Sneaking through the Scavenger Base levels is was fun, however, if you were seen then enemies generally sounded an alarm/alerted the area and called for re-enforcements. Instead of going back to the beginning of the level, it just got harder becuase you had limited ammo and enemies that knew you were there.
I guess my complaint about stealth levels is this, if you want to put it in the game great. But don't force level restarts if the player is seen, spawn some more enemies to make the level more difficult for run and gun tactics.
In the game _Discworld_, based on Terry Pratchett's hilarious fantasy series, the main character is followed about by an indestructible, infinite-capacity chest w/ legs.
Well worth running down a copy of the game (_and_ the hint book --- the game is almost unsolvable w/o it) 'cause it's delightful for those who enjoy this sort of thing.
William
Sphinx of black quartz, judge my vow.
Not to mention the standard video game convention that you can come back from the dead -- but only a fixed number of times!
Let's face it, this is all fantasy, and there's no point in examining the technical details.

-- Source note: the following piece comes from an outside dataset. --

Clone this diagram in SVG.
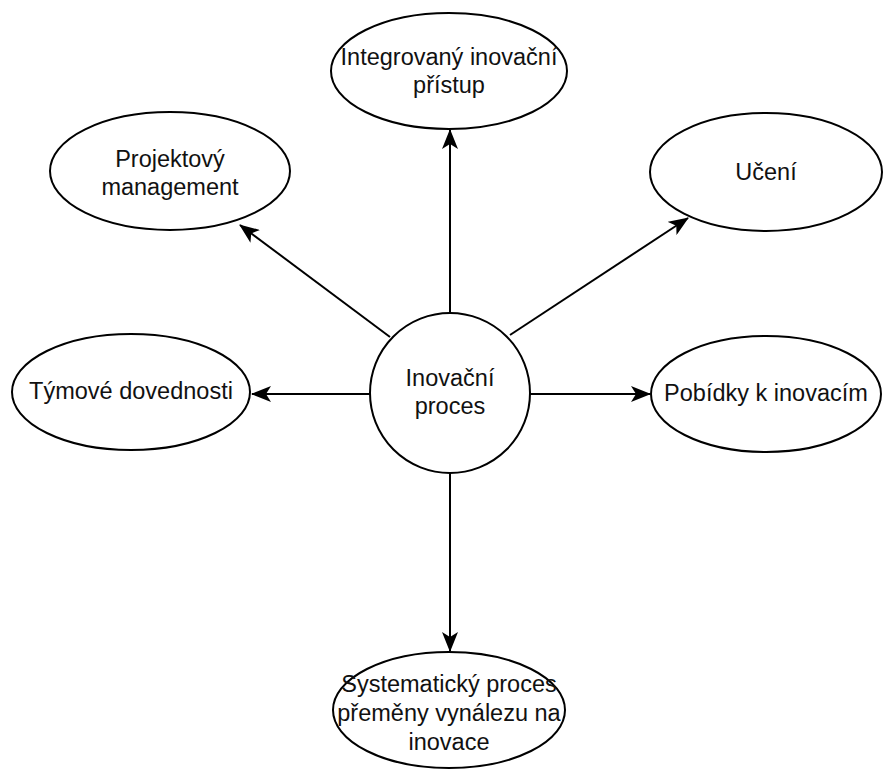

I'm reminded of that TV show Highlander, where the immortal hero went around fighting battles with a sword. At first he carried it around in a case or something, until the writers realized that they couldn't possibly contrive to have the sword available every time he needed it. So whenever a battle started, they'd just cut away for a second, and when they cut back, he'd have the sword in his hands -- as if he'd pulled it out of his hip pocket! That used to bother me more than the silliness of him not being killable.